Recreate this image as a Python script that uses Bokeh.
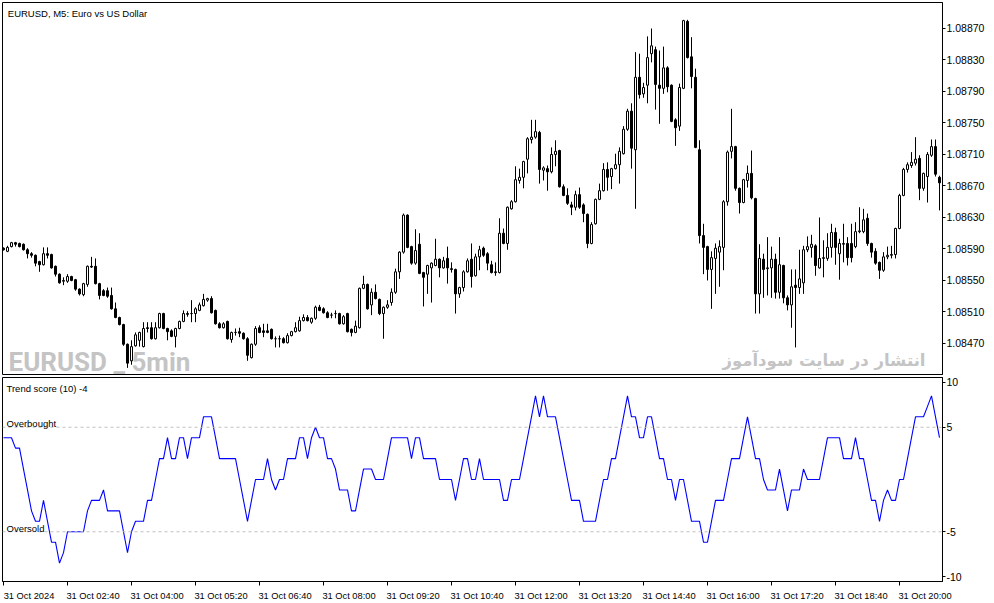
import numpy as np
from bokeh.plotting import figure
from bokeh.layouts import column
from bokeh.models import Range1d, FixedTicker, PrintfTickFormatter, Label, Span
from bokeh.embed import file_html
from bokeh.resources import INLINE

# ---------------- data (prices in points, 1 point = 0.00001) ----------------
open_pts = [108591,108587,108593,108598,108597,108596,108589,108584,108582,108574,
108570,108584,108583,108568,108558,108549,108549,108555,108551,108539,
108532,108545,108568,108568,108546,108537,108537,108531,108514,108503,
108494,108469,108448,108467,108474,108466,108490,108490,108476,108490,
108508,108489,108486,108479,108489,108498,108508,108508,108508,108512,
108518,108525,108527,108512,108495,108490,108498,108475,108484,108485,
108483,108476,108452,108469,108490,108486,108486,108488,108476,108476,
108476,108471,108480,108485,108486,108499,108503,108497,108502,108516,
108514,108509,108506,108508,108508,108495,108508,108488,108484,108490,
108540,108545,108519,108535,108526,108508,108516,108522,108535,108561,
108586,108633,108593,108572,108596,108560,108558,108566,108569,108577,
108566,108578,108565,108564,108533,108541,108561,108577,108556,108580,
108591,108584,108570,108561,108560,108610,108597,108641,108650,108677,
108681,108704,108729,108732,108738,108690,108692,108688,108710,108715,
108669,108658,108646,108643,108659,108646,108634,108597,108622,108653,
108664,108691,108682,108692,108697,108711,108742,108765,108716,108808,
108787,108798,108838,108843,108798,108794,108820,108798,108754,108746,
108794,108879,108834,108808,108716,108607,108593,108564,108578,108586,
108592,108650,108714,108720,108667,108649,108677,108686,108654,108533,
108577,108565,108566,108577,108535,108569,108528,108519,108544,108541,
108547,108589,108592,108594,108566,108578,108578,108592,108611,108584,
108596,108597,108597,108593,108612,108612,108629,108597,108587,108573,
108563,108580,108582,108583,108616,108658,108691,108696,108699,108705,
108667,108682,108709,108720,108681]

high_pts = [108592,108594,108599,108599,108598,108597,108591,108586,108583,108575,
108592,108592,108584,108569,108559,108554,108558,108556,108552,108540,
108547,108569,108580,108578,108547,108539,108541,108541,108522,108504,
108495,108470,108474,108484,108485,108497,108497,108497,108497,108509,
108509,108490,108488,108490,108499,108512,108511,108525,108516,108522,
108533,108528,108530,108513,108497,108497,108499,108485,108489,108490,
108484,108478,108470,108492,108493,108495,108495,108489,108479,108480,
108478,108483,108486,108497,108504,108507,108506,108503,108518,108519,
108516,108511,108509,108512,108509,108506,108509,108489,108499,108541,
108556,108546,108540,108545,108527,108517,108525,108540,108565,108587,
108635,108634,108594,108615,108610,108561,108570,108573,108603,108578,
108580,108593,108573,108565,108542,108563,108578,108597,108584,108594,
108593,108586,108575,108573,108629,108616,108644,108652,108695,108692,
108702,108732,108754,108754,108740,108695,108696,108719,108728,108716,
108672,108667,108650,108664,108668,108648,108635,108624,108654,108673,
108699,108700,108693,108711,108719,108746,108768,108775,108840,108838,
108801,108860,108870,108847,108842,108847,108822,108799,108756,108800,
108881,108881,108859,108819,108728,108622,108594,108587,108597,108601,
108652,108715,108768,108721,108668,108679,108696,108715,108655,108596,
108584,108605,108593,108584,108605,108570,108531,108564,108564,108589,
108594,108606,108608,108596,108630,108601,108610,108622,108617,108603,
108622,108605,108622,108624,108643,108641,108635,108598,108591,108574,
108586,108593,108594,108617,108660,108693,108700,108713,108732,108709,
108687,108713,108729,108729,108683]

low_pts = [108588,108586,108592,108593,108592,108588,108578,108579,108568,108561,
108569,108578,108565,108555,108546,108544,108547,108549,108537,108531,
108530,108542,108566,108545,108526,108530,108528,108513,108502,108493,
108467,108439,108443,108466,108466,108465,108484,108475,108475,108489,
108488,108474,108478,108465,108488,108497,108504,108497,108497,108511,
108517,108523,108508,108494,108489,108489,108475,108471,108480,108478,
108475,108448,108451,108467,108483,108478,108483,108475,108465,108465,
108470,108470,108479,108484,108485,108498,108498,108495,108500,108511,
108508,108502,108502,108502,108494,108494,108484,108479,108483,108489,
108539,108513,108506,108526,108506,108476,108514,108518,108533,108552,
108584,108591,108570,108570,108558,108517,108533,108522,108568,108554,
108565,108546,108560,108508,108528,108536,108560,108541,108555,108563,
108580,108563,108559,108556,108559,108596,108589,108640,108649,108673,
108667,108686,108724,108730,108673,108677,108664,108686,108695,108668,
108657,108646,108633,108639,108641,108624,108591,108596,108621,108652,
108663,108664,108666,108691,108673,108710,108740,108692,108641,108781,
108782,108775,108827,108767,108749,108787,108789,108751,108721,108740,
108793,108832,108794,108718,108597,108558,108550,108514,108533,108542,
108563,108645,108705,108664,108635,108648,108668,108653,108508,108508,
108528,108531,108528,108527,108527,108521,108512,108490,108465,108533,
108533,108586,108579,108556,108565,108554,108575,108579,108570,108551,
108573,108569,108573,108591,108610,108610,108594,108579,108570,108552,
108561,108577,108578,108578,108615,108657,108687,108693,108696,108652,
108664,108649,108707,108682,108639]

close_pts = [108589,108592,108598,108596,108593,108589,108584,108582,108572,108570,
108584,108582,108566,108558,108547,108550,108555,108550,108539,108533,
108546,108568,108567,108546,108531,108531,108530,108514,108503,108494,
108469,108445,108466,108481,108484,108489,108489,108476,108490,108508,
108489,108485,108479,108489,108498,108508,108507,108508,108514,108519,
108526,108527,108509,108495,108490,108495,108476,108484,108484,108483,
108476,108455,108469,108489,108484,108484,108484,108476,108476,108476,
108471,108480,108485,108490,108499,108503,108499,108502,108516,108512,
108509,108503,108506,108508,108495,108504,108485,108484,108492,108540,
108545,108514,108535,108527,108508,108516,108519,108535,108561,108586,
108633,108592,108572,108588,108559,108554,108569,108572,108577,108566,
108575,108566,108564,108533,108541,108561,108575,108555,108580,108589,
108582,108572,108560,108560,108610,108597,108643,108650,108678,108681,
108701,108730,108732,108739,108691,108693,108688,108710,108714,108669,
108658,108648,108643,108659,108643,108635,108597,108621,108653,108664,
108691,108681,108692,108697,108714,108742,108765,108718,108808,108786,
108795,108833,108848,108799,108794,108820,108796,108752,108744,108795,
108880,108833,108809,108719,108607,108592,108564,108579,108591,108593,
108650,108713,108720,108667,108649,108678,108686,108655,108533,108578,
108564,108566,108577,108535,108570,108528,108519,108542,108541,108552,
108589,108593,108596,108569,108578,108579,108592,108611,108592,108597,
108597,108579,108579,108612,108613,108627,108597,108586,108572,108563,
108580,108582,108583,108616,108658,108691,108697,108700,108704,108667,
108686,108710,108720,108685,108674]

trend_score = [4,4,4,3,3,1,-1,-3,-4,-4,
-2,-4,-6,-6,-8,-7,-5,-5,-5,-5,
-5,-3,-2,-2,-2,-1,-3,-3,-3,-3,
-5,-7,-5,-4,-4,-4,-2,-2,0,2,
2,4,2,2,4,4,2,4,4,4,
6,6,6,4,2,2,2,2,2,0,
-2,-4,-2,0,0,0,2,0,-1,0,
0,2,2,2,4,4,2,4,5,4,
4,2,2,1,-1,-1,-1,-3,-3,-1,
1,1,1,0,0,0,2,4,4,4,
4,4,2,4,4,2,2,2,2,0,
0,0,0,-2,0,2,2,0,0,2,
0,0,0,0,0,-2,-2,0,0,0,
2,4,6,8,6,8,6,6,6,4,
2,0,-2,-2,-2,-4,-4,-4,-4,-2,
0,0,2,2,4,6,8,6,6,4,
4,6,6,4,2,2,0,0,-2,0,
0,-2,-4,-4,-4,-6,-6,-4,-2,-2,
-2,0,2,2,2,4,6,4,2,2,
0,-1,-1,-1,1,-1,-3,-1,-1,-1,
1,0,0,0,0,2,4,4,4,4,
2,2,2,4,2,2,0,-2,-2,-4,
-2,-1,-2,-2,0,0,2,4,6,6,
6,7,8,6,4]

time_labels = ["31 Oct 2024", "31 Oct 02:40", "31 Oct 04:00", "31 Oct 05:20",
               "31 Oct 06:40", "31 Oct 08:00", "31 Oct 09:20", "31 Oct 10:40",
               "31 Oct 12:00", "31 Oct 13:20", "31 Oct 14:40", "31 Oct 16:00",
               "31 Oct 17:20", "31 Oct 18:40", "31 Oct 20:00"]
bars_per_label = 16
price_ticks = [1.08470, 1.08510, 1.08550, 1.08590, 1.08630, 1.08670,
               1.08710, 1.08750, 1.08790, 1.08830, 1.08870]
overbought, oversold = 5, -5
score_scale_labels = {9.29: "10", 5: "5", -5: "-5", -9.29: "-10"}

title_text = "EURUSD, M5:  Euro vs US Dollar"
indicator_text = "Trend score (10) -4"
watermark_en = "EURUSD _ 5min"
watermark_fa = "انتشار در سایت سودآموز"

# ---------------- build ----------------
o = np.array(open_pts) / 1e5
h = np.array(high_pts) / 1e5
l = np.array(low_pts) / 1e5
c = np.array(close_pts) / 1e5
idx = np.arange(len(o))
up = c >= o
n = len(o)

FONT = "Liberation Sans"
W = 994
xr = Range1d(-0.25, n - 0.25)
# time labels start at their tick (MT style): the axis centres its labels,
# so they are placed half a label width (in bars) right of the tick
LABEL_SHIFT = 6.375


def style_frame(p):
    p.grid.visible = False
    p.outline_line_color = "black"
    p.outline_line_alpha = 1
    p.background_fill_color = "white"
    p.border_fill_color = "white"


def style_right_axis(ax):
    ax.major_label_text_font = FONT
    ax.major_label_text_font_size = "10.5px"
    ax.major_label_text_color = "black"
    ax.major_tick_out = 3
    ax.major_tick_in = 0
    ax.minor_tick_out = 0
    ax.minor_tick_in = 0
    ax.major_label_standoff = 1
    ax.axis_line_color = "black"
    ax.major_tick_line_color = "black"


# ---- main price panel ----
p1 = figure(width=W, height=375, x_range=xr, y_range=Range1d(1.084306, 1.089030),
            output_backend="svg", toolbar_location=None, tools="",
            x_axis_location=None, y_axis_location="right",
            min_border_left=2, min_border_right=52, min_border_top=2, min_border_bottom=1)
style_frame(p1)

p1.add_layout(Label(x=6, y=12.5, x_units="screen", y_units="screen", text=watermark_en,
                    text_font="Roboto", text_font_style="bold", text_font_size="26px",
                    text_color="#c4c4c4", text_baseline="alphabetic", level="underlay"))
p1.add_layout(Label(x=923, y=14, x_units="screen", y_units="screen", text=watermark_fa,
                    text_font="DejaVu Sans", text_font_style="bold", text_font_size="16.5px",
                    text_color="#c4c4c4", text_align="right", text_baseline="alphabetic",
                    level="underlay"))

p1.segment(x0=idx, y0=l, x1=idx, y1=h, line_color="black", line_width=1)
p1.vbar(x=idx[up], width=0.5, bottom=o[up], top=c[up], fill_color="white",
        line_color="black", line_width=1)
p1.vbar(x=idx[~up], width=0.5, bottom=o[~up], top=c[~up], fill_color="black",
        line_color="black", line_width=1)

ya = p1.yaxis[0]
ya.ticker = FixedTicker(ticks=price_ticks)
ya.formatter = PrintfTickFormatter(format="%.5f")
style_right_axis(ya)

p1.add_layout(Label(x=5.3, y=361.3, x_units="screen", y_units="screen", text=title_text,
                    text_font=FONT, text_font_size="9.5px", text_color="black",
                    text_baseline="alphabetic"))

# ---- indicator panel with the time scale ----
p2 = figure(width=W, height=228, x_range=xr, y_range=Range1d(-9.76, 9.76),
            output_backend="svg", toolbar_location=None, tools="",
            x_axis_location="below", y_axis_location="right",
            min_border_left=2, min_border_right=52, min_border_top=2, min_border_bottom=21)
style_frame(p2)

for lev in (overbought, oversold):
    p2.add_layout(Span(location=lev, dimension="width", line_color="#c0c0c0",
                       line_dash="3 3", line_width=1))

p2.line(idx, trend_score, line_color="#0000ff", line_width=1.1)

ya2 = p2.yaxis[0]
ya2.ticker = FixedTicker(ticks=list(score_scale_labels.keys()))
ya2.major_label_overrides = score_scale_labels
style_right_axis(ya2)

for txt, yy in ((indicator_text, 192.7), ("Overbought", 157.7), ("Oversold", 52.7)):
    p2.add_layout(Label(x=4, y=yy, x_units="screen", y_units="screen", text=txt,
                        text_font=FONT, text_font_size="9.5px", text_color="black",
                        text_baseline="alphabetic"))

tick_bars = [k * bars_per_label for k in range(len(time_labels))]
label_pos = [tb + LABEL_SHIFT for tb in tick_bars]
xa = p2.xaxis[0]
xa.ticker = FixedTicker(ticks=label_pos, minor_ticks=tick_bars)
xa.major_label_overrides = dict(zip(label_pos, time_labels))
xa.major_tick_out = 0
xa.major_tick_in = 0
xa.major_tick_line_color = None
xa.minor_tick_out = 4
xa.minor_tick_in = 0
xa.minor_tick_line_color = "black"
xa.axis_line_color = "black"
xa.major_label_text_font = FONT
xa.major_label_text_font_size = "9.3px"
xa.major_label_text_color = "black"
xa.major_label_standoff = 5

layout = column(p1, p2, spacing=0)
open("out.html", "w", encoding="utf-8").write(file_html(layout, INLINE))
-------
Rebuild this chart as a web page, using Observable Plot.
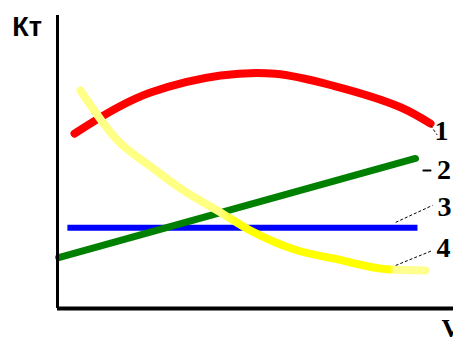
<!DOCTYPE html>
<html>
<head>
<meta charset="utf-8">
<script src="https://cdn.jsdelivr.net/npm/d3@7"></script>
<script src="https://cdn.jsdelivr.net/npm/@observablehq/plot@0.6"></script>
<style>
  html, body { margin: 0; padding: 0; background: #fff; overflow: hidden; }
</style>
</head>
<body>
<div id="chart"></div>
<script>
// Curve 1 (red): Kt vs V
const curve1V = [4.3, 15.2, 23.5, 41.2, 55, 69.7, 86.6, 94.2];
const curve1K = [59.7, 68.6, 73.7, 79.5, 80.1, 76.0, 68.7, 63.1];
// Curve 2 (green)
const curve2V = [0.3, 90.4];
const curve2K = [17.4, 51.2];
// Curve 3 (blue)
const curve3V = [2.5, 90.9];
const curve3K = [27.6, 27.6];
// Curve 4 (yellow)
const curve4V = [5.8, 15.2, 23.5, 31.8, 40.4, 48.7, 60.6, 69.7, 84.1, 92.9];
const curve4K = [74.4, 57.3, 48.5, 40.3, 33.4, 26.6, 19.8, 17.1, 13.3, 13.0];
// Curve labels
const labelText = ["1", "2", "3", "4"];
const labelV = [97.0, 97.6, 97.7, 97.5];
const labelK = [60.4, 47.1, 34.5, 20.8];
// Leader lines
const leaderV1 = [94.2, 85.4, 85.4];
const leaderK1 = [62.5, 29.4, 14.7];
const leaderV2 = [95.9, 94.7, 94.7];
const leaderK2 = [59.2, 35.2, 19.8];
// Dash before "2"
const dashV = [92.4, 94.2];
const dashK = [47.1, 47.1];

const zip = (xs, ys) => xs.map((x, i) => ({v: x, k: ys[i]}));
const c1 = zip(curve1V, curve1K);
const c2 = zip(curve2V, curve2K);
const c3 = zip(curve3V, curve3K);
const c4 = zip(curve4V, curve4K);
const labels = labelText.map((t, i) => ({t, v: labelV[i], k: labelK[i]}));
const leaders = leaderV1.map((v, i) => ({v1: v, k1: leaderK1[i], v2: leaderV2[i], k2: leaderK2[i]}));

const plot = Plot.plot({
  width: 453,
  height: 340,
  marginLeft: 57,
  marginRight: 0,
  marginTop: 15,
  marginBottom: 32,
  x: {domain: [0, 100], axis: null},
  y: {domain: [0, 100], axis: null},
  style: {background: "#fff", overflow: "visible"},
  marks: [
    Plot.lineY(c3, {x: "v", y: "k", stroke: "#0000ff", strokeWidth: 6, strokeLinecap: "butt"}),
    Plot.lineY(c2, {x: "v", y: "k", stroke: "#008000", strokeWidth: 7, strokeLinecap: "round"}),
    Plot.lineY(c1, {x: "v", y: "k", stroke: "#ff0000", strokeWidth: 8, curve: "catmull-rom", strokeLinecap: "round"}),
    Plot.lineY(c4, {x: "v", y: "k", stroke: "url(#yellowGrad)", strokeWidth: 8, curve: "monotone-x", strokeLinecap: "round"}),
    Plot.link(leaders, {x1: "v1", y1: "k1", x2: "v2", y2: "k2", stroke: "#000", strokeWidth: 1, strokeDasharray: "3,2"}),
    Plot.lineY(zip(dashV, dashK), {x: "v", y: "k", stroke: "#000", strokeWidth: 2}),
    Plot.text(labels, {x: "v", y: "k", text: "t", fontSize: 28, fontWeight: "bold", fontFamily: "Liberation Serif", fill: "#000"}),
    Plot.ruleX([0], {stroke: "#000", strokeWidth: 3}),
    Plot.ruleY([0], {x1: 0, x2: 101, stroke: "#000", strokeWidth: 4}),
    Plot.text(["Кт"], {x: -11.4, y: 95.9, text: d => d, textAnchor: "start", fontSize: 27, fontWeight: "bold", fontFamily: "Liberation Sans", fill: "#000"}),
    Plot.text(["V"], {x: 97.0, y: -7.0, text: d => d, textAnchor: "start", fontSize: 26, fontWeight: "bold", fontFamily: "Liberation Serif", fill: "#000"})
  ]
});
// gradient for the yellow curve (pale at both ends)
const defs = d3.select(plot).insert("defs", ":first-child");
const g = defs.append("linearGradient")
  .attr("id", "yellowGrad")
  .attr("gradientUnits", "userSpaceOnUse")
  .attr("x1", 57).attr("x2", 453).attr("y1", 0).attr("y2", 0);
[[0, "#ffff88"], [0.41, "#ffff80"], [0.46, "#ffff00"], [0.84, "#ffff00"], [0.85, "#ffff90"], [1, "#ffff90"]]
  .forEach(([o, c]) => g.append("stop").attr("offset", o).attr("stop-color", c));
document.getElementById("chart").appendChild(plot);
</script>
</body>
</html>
-------
- _Work to do_
Keep to the stretch from the line containing "Recreate this image" through the line containing "from bokeh.resources import INLINE", both ends included, and copy it exactly from the listing above, minus the pictures.

- _Solution to the problem_
Recreate this image as a Python script that uses Bokeh.
import numpy as np
from bokeh.plotting import figure
from bokeh.layouts import column
from bokeh.models import Range1d, FixedTicker, PrintfTickFormatter, Label, Span
from bokeh.embed import file_html
from bokeh.resources import INLINE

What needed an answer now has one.